PROMPT: Filter the entries below, keeping only lines with the word "image".

(Figure scripts)
===============
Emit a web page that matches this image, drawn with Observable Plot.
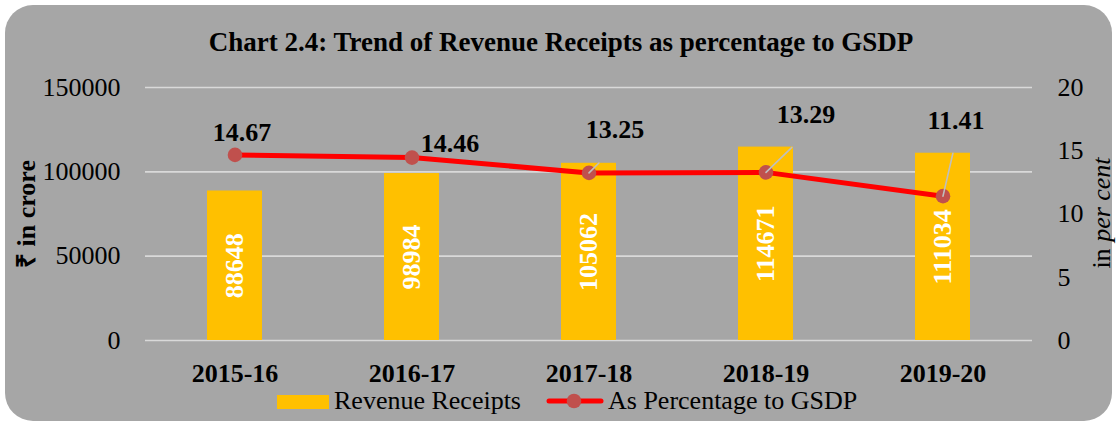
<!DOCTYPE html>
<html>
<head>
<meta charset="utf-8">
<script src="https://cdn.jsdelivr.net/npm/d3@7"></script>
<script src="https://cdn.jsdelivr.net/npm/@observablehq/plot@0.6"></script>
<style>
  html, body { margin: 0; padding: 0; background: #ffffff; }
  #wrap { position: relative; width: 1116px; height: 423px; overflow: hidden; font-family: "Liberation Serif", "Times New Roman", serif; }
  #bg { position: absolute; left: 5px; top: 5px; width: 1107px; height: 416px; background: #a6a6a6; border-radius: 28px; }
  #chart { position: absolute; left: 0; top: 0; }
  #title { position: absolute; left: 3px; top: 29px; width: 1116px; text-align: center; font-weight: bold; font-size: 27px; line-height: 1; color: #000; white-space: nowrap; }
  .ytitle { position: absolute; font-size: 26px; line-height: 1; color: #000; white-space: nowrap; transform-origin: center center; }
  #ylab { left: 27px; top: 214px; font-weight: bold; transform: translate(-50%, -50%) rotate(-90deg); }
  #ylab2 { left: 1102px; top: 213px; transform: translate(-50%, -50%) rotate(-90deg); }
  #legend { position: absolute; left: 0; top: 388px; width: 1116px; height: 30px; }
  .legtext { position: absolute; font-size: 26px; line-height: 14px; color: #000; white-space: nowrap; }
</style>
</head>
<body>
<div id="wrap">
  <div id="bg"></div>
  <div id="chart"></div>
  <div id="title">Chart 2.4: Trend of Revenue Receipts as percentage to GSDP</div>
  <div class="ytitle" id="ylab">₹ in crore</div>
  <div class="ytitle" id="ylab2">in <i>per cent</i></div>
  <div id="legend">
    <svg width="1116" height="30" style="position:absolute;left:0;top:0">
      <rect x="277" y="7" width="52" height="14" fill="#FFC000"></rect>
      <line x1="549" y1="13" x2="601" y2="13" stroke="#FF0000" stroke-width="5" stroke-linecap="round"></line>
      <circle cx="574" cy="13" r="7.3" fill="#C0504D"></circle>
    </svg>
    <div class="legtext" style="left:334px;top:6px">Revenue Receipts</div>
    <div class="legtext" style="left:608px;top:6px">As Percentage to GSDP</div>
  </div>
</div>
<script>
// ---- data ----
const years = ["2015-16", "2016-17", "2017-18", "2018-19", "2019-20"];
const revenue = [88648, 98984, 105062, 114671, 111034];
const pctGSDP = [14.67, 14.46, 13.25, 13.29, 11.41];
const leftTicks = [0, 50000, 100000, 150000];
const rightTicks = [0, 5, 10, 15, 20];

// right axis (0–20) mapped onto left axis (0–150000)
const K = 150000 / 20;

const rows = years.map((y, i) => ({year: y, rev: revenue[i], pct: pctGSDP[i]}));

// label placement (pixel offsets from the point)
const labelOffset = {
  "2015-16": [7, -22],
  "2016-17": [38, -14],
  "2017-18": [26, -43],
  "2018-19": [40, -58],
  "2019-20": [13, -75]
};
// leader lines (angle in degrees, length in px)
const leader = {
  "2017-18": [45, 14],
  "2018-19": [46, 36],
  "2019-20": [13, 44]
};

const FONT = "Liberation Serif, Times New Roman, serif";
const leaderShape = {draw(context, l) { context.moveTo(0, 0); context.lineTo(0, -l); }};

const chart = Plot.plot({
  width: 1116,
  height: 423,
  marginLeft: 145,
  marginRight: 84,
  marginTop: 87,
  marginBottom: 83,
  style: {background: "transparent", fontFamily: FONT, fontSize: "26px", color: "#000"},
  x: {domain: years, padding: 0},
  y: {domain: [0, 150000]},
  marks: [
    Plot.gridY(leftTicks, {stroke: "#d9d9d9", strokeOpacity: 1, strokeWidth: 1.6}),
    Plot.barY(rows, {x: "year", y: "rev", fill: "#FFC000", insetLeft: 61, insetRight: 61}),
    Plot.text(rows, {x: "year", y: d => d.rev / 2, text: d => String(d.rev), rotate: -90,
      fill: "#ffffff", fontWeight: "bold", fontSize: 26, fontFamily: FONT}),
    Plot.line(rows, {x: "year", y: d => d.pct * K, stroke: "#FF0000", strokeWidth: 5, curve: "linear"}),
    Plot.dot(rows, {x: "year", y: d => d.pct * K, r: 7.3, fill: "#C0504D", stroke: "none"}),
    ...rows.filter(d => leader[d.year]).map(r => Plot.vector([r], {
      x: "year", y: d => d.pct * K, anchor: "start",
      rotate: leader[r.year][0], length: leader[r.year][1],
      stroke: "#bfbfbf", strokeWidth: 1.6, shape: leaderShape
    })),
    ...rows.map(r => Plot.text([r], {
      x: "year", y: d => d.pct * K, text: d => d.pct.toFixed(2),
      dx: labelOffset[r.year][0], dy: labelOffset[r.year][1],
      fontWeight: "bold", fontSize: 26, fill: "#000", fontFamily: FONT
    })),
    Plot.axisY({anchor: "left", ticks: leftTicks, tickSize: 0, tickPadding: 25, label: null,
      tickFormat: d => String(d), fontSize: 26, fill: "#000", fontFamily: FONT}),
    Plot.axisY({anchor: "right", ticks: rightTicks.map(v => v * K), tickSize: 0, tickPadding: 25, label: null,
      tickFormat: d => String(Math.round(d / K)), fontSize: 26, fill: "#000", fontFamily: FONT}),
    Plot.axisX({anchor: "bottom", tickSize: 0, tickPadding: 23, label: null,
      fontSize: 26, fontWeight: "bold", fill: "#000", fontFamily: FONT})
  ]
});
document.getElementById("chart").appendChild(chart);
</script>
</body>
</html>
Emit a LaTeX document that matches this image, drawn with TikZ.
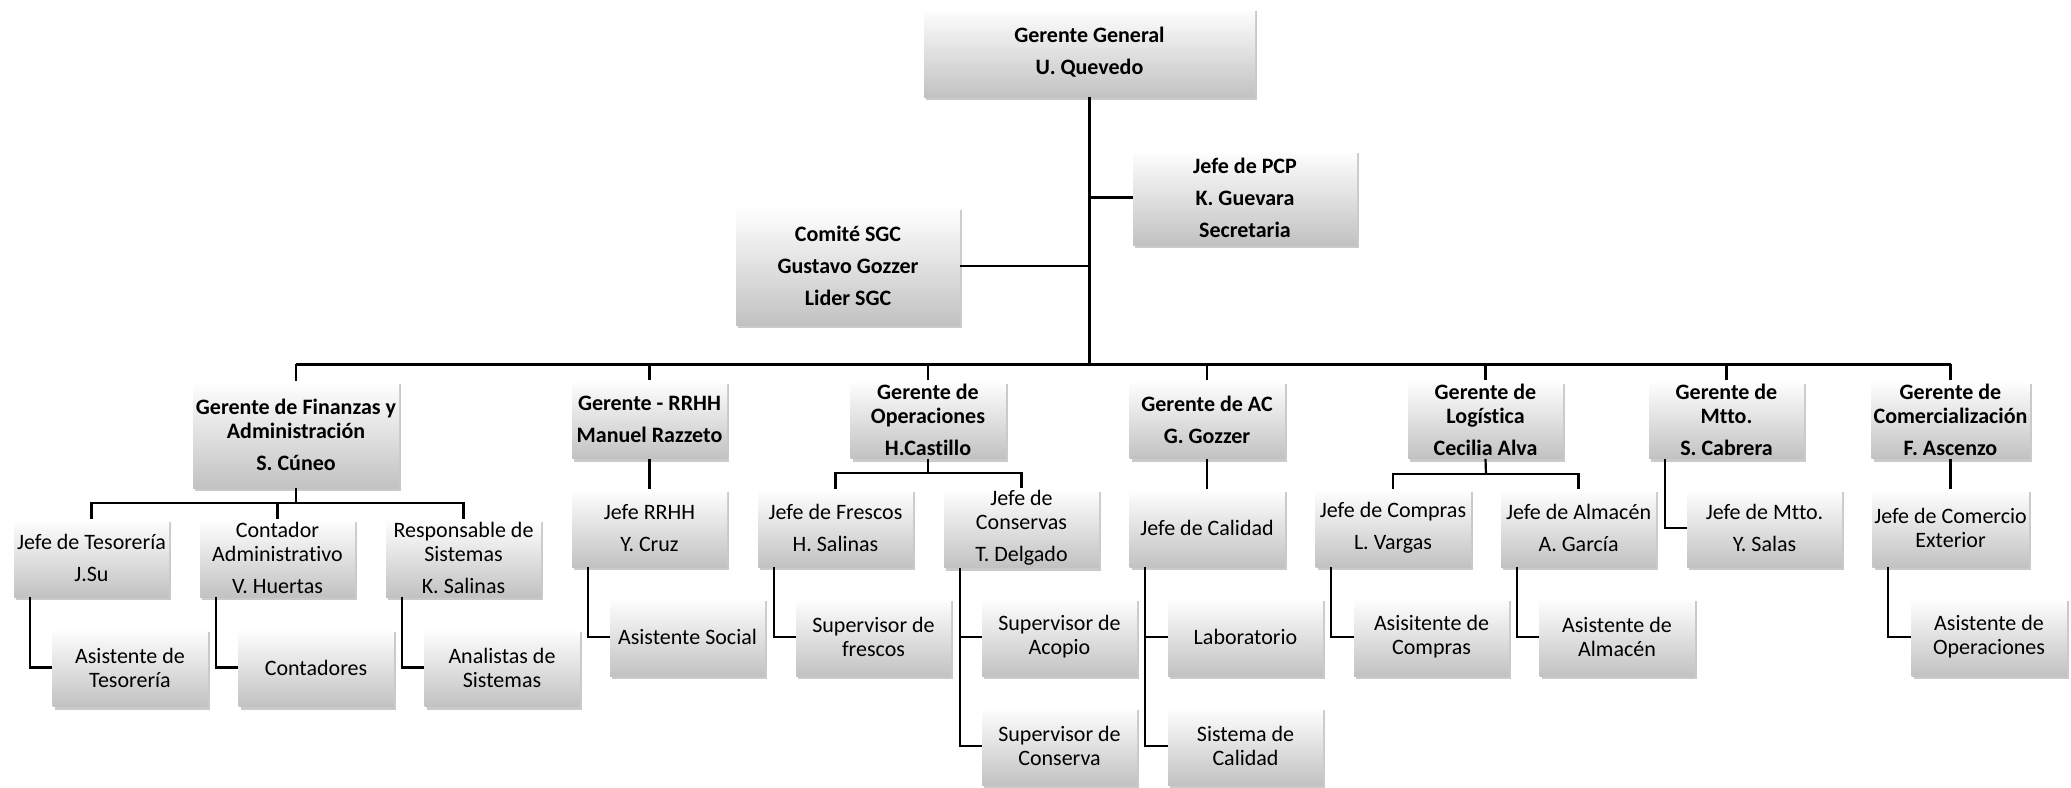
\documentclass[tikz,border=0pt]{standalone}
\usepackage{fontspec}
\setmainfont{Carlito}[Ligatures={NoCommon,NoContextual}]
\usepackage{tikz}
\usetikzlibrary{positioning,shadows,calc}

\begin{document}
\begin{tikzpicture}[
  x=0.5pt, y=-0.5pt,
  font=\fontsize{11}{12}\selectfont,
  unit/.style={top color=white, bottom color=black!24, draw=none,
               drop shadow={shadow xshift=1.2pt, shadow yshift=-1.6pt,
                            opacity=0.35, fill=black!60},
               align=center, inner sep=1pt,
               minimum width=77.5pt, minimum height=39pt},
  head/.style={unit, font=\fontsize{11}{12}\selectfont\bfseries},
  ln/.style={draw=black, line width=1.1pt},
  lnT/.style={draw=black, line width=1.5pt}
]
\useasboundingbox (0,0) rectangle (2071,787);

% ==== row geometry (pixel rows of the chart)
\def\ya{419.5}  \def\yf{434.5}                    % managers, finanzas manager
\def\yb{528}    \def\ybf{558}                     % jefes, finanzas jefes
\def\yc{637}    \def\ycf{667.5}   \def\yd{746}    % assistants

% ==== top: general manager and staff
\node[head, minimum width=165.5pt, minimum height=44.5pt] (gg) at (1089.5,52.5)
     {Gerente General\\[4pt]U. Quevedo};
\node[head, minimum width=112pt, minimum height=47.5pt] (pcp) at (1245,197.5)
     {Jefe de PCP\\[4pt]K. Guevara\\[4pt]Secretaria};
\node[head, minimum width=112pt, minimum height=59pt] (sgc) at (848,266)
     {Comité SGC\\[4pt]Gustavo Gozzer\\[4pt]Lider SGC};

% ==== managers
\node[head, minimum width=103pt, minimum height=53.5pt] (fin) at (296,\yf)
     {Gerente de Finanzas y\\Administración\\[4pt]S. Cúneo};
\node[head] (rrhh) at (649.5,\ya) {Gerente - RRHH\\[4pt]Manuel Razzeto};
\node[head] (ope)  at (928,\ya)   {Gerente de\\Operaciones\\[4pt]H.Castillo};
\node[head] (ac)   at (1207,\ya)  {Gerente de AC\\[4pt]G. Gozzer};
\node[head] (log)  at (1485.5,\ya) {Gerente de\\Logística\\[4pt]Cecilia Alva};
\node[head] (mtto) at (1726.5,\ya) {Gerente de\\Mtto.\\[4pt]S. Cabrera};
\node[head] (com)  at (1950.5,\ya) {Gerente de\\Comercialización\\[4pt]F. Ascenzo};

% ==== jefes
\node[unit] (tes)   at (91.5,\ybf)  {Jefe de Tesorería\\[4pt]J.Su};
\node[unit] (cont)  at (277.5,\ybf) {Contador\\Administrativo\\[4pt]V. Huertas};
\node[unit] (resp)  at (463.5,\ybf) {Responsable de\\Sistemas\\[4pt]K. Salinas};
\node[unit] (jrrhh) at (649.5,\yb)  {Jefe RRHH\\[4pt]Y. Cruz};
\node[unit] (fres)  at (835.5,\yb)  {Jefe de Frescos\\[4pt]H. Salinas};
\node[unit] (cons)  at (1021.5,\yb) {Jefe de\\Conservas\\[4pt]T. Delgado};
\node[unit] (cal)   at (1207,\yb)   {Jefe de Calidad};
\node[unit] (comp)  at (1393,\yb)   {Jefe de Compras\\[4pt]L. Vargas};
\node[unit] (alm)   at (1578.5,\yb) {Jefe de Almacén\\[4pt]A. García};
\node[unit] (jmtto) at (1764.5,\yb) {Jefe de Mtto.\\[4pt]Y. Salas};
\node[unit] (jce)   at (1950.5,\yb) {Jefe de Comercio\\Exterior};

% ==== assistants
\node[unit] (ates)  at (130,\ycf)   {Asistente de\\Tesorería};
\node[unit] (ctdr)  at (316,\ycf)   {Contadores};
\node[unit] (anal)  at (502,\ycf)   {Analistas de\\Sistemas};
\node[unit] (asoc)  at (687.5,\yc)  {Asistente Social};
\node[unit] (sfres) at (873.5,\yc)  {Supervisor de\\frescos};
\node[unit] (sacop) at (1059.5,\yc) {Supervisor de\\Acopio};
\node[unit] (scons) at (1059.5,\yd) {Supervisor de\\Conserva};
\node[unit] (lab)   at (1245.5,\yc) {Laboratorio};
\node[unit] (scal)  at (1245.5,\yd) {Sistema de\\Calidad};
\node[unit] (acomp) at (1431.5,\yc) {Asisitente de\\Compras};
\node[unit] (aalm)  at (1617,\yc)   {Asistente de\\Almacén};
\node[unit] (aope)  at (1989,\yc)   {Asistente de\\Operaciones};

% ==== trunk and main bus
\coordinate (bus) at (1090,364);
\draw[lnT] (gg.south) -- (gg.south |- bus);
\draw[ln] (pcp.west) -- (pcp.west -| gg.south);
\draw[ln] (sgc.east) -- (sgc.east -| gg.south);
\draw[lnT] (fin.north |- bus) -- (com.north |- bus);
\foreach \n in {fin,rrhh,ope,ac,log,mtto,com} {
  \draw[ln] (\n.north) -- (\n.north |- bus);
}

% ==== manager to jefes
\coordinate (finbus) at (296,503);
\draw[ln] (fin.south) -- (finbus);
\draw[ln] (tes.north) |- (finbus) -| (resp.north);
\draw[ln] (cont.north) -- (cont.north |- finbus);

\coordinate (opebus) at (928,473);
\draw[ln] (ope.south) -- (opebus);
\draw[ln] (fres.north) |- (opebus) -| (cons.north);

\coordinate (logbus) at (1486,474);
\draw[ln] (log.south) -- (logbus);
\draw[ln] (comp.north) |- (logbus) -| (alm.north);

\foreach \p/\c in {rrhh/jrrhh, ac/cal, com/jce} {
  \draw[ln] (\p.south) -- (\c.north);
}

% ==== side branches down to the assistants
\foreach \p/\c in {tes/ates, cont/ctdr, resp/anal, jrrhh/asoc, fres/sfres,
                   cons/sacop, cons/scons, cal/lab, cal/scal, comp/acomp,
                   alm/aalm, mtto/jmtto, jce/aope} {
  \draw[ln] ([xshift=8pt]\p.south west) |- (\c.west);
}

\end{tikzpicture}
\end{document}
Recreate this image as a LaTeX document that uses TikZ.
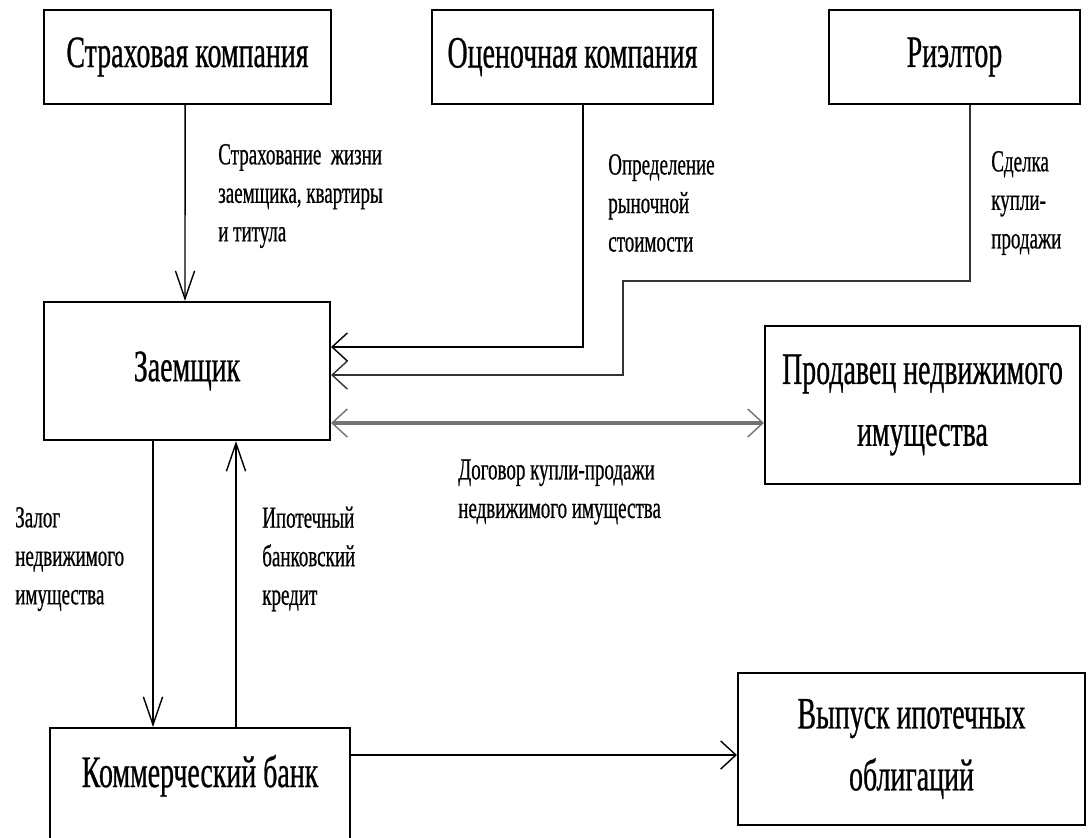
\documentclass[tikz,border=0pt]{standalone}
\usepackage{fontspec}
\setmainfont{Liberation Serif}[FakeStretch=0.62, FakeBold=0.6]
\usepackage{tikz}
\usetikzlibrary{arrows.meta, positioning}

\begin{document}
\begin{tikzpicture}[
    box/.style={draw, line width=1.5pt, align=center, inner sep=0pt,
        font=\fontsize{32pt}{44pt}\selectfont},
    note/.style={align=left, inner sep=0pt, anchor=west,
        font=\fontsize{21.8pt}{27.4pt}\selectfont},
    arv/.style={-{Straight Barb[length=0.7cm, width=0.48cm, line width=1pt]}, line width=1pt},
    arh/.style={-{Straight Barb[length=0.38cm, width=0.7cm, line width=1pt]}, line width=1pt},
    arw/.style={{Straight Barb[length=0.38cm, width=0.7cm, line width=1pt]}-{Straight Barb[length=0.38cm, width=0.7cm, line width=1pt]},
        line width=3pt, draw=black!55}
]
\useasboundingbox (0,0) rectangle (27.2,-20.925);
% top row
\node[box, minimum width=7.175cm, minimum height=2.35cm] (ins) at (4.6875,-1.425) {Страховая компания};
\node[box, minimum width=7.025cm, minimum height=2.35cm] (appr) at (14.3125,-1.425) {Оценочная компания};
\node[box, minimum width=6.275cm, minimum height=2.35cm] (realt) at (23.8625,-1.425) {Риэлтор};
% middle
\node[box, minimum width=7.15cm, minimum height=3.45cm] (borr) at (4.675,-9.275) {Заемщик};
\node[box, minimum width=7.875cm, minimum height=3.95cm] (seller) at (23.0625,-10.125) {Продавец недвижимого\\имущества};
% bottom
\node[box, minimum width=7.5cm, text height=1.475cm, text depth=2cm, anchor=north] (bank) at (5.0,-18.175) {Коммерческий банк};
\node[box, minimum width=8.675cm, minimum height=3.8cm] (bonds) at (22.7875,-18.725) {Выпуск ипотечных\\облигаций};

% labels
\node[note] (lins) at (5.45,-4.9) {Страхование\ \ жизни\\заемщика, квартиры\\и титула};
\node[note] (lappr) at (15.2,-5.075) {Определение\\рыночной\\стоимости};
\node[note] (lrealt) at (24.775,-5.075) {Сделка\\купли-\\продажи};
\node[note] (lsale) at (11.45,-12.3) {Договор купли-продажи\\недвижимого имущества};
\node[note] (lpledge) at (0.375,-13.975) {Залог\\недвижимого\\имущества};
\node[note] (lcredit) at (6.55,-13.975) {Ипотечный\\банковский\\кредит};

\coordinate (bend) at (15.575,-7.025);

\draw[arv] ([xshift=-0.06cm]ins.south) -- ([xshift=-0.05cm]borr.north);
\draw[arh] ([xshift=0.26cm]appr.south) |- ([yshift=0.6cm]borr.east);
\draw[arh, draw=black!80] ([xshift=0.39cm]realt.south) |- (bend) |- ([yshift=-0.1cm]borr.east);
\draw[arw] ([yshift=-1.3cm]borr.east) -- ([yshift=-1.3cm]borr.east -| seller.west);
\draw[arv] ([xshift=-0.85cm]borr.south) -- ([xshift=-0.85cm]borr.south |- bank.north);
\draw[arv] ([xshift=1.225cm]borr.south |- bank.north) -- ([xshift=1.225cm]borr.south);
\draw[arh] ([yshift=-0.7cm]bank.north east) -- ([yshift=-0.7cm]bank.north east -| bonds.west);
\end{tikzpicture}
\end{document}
===============
COMPLETE RESPONSE:
Emit a web page that matches this image, drawn with Observable Plot.
Emit a LaTeX document that matches this image, drawn with TikZ.
Recreate this image as a LaTeX document that uses TikZ.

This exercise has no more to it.